Entertainment and Film
Studios use AI lip sync for visual effects, de-aging actors, and post-production dialogue replacement. Independent filmmakers gain access to tools that were once limited to major studios with large budgets.
Accessibility
Lip sync technology can help create visual speech representations for audio content, making media more accessible to people who rely on lip reading.
Best Practices for Good Lip Sync Results
Whether you are using AI tools or performing a lip sync yourself, these tips will help you achieve better results:
- Start with clean audio: Clear, well-recorded audio with minimal background noise produces significantly better AI lip sync output. If your source audio has quality issues, clean it up before processing.
- Use front-facing footage: AI models perform best when the face is clearly visible and facing the camera. Extreme angles, heavy occlusion, or low resolution will reduce quality.
- Match the language and emotion: The best lip sync results come when the replacement audio matches the emotional tone and pacing of the original performance.
- Review frame by frame: Even with advanced AI, some frames may need attention. Review your output carefully, especially around fast speech or unusual phonemes.

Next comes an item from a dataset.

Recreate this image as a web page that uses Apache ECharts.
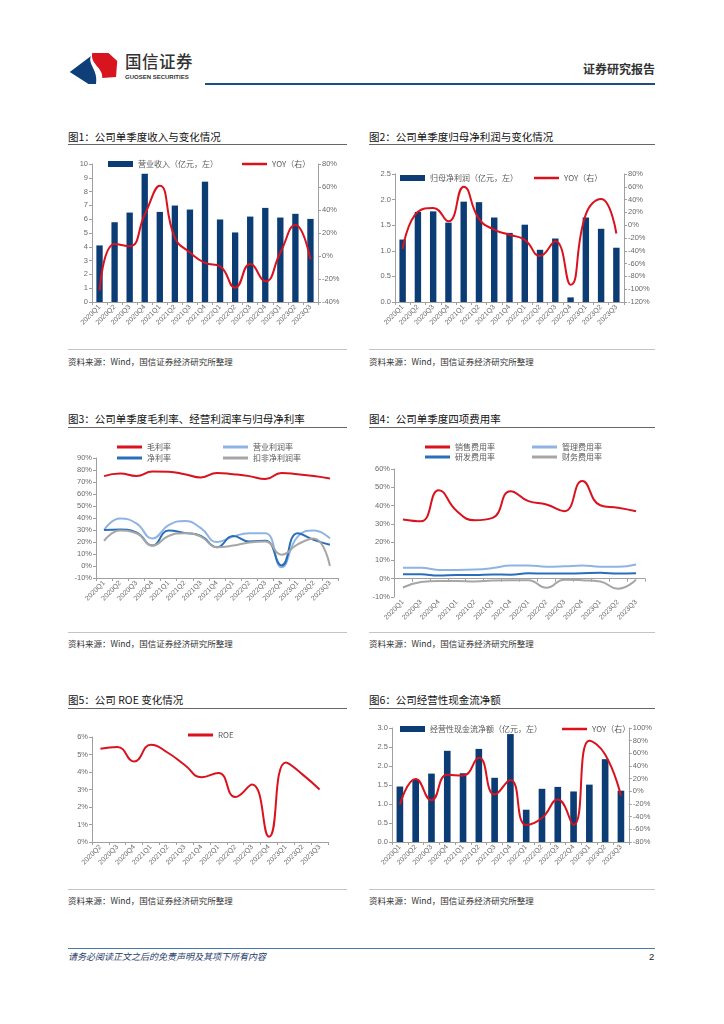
<!DOCTYPE html>
<html><head><meta charset="utf-8">
<script src="https://cdn.jsdelivr.net/npm/echarts@6/dist/echarts.min.js"></script>
<style>
body{margin:0;background:#fff;}
#page{position:relative;width:724px;height:1024px;overflow:hidden;font-family:"Noto Sans CJK SC","Liberation Sans",sans-serif;background:#fff;}
.abs{position:absolute;}
.title{font-size:10.5px;line-height:12px;color:#111;white-space:nowrap;}
.uline{height:1px;background:#666;}
.bline{height:1px;background:#c4c4c4;}
.src{font-size:8.5px;line-height:10px;color:#333;white-space:nowrap;}
</style></head>
<body>
<div id="page">
  <svg class="abs" style="left:66px;top:50px" width="60" height="36" viewBox="0 0 48 36" preserveAspectRatio="none">
    <path d="M3,22 L20,6 C17,14 26,20 24,34 L18,34 Z" fill="#0e3f78"/>
    <path d="M21,3 L34,3 L41,11 L40,27 L29,28 C30,18 19,14 21,3 Z" fill="#d8141e"/>
  </svg>
  <div class="abs" style="left:125px;top:52px;font-size:16.5px;line-height:19px;color:#333;font-weight:500;letter-spacing:0.5px;">国信证券</div>
  <div class="abs" style="left:125px;top:74px;font-size:6px;line-height:7px;color:#333;font-weight:bold;font-family:'Liberation Sans';">GUOSEN SECURITIES</div>
  <div class="abs" style="left:205px;top:83px;width:450px;height:2px;background:#1f4e82;"></div>
  <div class="abs" style="left:583px;top:62px;font-size:12px;line-height:14px;color:#333;font-weight:bold;">证券研究报告</div>

  <div class="abs title" style="left:68px;top:131px;">图1：公司单季度收入与变化情况</div>
  <div class="abs uline" style="left:68px;top:144px;width:279px;"></div>
  <div class="abs title" style="left:369px;top:131px;">图2：公司单季度归母净利润与变化情况</div>
  <div class="abs uline" style="left:369px;top:144px;width:286px;"></div>
  <div class="abs bline" style="left:68px;top:349px;width:279px;"></div>
  <div class="abs bline" style="left:369px;top:349px;width:286px;"></div>
  <div class="abs src" style="left:68px;top:356px;">资料来源：Wind，国信证券经济研究所整理</div>
  <div class="abs src" style="left:369px;top:356px;">资料来源：Wind，国信证券经济研究所整理</div>

  <div class="abs title" style="left:68px;top:413px;">图3：公司单季度毛利率、经营利润率与归母净利率</div>
  <div class="abs uline" style="left:68px;top:427px;width:279px;"></div>
  <div class="abs title" style="left:369px;top:413px;">图4：公司单季度四项费用率</div>
  <div class="abs uline" style="left:369px;top:427px;width:286px;"></div>
  <div class="abs bline" style="left:68px;top:632px;width:279px;"></div>
  <div class="abs bline" style="left:369px;top:632px;width:286px;"></div>
  <div class="abs src" style="left:68px;top:638px;">资料来源：Wind，国信证券经济研究所整理</div>
  <div class="abs src" style="left:369px;top:638px;">资料来源：Wind，国信证券经济研究所整理</div>

  <div class="abs title" style="left:68px;top:694px;">图5：公司 ROE 变化情况</div>
  <div class="abs uline" style="left:68px;top:708px;width:279px;"></div>
  <div class="abs title" style="left:369px;top:694px;">图6：公司经营性现金流净额</div>
  <div class="abs uline" style="left:369px;top:708px;width:286px;"></div>
  <div class="abs bline" style="left:68px;top:889px;width:279px;"></div>
  <div class="abs bline" style="left:369px;top:889px;width:286px;"></div>
  <div class="abs src" style="left:68px;top:895px;">资料来源：Wind，国信证券经济研究所整理</div>
  <div class="abs src" style="left:369px;top:895px;">资料来源：Wind，国信证券经济研究所整理</div>

  <div class="abs" style="left:68px;top:948px;width:587px;height:1px;background:#4a7aa8;"></div>
  <div class="abs" style="left:68px;top:951px;font-size:9px;line-height:11px;color:#1f3d6b;font-style:italic;">请务必阅读正文之后的免责声明及其项下所有内容</div>
  <div class="abs" style="left:649px;top:951px;font-size:9.5px;line-height:11px;color:#222;font-family:'Liberation Sans';">2</div>

  <div id="c1" class="abs" style="left:68px;top:150px;width:282px;height:195px;"></div>
  <div id="c2" class="abs" style="left:369px;top:150px;width:286px;height:195px;"></div>
  <div id="c3" class="abs" style="left:68px;top:435px;width:282px;height:195px;"></div>
  <div id="c4" class="abs" style="left:369px;top:435px;width:286px;height:195px;"></div>
  <div id="c5" class="abs" style="left:68px;top:715px;width:282px;height:170px;"></div>
  <div id="c6" class="abs" style="left:369px;top:715px;width:286px;height:170px;"></div>
</div>
<script>
// ---------- data ----------
const quarters = ['2020Q1','2020Q2','2020Q3','2020Q4','2021Q1','2021Q2','2021Q3','2021Q4','2022Q1','2022Q2','2022Q3','2022Q4','2023Q1','2023Q2','2023Q3'];
const quartersFee = ['2020Q1','2020Q3','2020Q4','2021Q1','2021Q2','2021Q3','2021Q4','2022Q1','2022Q2','2022Q3','2022Q4','2023Q1','2023Q2','2023Q3'];
const quartersRoe = ['2020Q2','2020Q3','2020Q4','2021Q1','2021Q2','2021Q3','2021Q4','2022Q1','2022Q2','2022Q3','2022Q4','2023Q1','2023Q2','2023Q3'];

const revenue = [4.1,5.78,6.48,9.3,6.53,6.99,6.7,8.72,5.98,5.04,6.19,6.82,6.12,6.39,6.02];
const revenueYoy = [-30,10.5,8.5,36,61,16,3,-6,-9,-27.5,-7,-22,3,27,-3];

const netProfit = [1.22,1.76,1.77,1.55,1.96,1.95,1.65,1.35,1.51,1.02,1.24,0.09,1.65,1.43,1.06];
const netProfitYoy = [-37,21,27,6,60,10,-7,-15,-23,-48,-25,-93,17,41,-13];

const grossMargin = [74.9,77,75,78.7,78.5,76.5,73.8,77.6,76.5,74.9,72.4,77.6,76.5,75,73];
const opMargin = [30,39.5,35.6,23,34,37.5,31.5,20,24.5,27.3,27.3,-1,24.5,29.5,23];
const netMargin = [30,30.4,28,17,29.5,27.6,25,15.7,25,20.4,21,0.5,27.3,21.8,17.7];
const deductMargin = [21,29.5,27.3,17,25,27.3,24.5,15.7,17,19.6,20.4,9.4,18,23,0];

const sellRate = [32.4,31.4,48.4,37,32,33.3,47.9,42.4,40.6,36.9,53.4,40.2,38.8,36.9];
const mgmtRate = [6,6,4.8,4.8,5,5.8,7.2,7.2,6.6,6.8,7.2,6.6,6.6,7.8];
const rdRate = [2.5,2.4,1.8,2.0,2.0,2.3,2.2,3.0,2.8,2.8,3.0,3.2,2.8,3.0];
const finRate = [-4.8,-1.8,-1.2,-1.2,-1.5,-1.0,-0.8,-0.8,-5.0,-0.5,-0.8,-1.5,-5.5,-0.5];

const roe = [5.33,5.43,4.6,5.56,5.1,4.4,3.7,3.95,2.57,3.28,0.3,4.55,3.85,3.0];

const cashFlow = [1.46,1.64,1.80,2.40,1.81,2.45,1.69,2.84,0.85,1.40,1.45,1.33,1.51,2.18,1.35];
const cashFlowYoy = [-21,19.5,-14,26,25,53,-5,18,-53,-42,-13,-53,80,58,-7];

// ---------- styles ----------
const NAVY = '#0b3c74', RED = '#d9121d', LBLUE = '#8fb4e3', BLUE = '#2a6ebb', GRAY = '#a6a6a6';
const FONT = 'Liberation Sans';
const AX = '#a0a0a0';
const LBL = '#6a6a6a';
function yAxis(o){
  return Object.assign({
    type:'value', splitLine:{show:false},
    axisLine:{show:true,lineStyle:{color:AX}},
    axisTick:{show:true,length:3,lineStyle:{color:AX}},
    axisLabel:{color:LBL,fontSize:7.5,fontFamily:FONT,margin:4}
  }, o);
}
function xAxis(data,o){
  return Object.assign({
    type:'category', data:data, boundaryGap:true,
    axisLine:{show:true,lineStyle:{color:AX}},
    axisTick:{show:true,length:3,lineStyle:{color:AX}},
    axisLabel:{color:LBL,fontSize:7,fontFamily:FONT,rotate:45,interval:0,margin:4}
  }, o);
}
function legend(name,left,top,icon,h){
  return {data:[name],left:left,top:top,icon:'rect',itemWidth:25,itemHeight:h,
    textStyle:{color:'#595959',fontSize:8,fontFamily:'Noto Sans CJK SC'},selectedMode:false,padding:0};
}
function lineS(name,data,color,yi){
  return {name:name,type:'line',data:data,yAxisIndex:yi||0,smooth:0.5,symbol:'none',
    lineStyle:{color:color,width:2},itemStyle:{color:color},z:3};
}
function barS(name,data){
  return {name:name,type:'bar',data:data,barWidth:'42%',itemStyle:{color:NAVY}};
}
const pct = v => v + '%';
const fix1 = v => v.toFixed(1);
function lab(fmt){ return {color:LBL,fontSize:7.5,fontFamily:FONT,margin:4,formatter:fmt}; }

// Chart 1
echarts.init(document.getElementById('c1')).setOption({
  animation:false,
  grid:{left:24,right:32,top:14,bottom:43},
  legend:[legend('营业收入（亿元，左）',40,10,'rect',6), legend('YOY（右）',174,10,'rect',2.5)],
  xAxis:xAxis(quarters),
  yAxis:[yAxis({min:0,max:10,interval:1}), yAxis({min:-40,max:80,interval:20,position:'right',axisLabel:lab(pct)})],
  series:[barS('营业收入（亿元，左）',revenue), lineS('YOY（右）',revenueYoy,RED,1)]
});

// Chart 2
echarts.init(document.getElementById('c2')).setOption({
  animation:false,
  grid:{left:26,right:31,top:24,bottom:43},
  legend:[legend('归母净利润（亿元，左）',31,24,'rect',6), legend('YOY（右）',165,24,'rect',2.5)],
  xAxis:xAxis(quarters),
  yAxis:[yAxis({min:0,max:2.5,interval:0.5,axisLabel:lab(fix1)}),
         yAxis({min:-120,max:80,interval:20,position:'right',axisLabel:lab(pct)})],
  series:[barS('归母净利润（亿元，左）',netProfit), lineS('YOY（右）',netProfitYoy,RED,1)]
});

// Chart 3
echarts.init(document.getElementById('c3')).setOption({
  animation:false,
  grid:{left:28,right:12,top:23,bottom:52},
  legend:[legend('毛利率',49,8,'rect',3), legend('营业利润率',155,8,'rect',3),
          legend('净利率',49,19,'rect',3), legend('扣非净利润率',155,19,'rect',3)],
  xAxis:xAxis(quarters,{axisLine:{show:true,onZero:false,lineStyle:{color:AX}}}),
  yAxis:yAxis({min:-10,max:90,interval:10,axisLabel:lab(pct)}),
  series:[lineS('毛利率',grossMargin,RED), lineS('营业利润率',opMargin,LBLUE),
          lineS('净利率',netMargin,BLUE), lineS('扣非净利润率',deductMargin,GRAY)]
});

// Chart 4
echarts.init(document.getElementById('c4')).setOption({
  animation:false,
  grid:{left:25,right:10,top:34,bottom:33},
  legend:[legend('销售费用率',56,8,'rect',3), legend('管理费用率',163,8,'rect',3),
          legend('研发费用率',56,18,'rect',3), legend('财务费用率',163,18,'rect',3)],
  xAxis:xAxis(quartersFee,{axisLine:{show:true,onZero:true,lineStyle:{color:AX}}}),
  yAxis:yAxis({min:-10,max:60,interval:10,axisLabel:lab(pct)}),
  series:[lineS('销售费用率',sellRate,RED), lineS('管理费用率',mgmtRate,LBLUE),
          lineS('研发费用率',rdRate,BLUE), lineS('财务费用率',finRate,GRAY)]
});

// Chart 5
echarts.init(document.getElementById('c5')).setOption({
  animation:false,
  grid:{left:24,right:22,top:22,bottom:43},
  legend:[legend('ROE',120,16,'rect',3)],
  xAxis:xAxis(quartersRoe),
  yAxis:yAxis({min:0,max:6,interval:1,axisLabel:lab(pct)}),
  series:[lineS('ROE',roe,RED)]
});

// Chart 6
echarts.init(document.getElementById('c6')).setOption({
  animation:false,
  grid:{left:23,right:26,top:13,bottom:43},
  legend:[legend('经营性现金流净额（亿元，左）',31,10,'rect',6), legend('YOY（右）',193,10,'rect',2.5)],
  xAxis:xAxis(quarters),
  yAxis:[yAxis({min:0,max:3,interval:0.5,axisLabel:lab(fix1)}),
         yAxis({min:-80,max:100,interval:20,position:'right',axisLabel:lab(pct)})],
  series:[barS('经营性现金流净额（亿元，左）',cashFlow), lineS('YOY（右）',cashFlowYoy,RED,1)]
});
</script>
</body></html>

- Consider the uncanny valley: Audiences are very sensitive to unnatural mouth movements. Sometimes a slightly less precise but more natural-looking result is preferable to one that is technically accurate but feels off.
Getting Started with Lip Sync
The barrier to entry for AI lip sync has dropped significantly. Tools like sync.so provide API access to state-of-the-art lip sync models. Developers and creators can integrate lip sync into their workflows with just a few lines of code.
Whether you need to localize a marketing video, create multilingual courses, or build a product with realistic talking heads, modern APIs make it easy to get started. No deep expertise in machine learning or computer vision required.
As the technology improves, the line between original and synthesized speech will become harder to detect. This opens up new creative and practical possibilities for video content across every industry.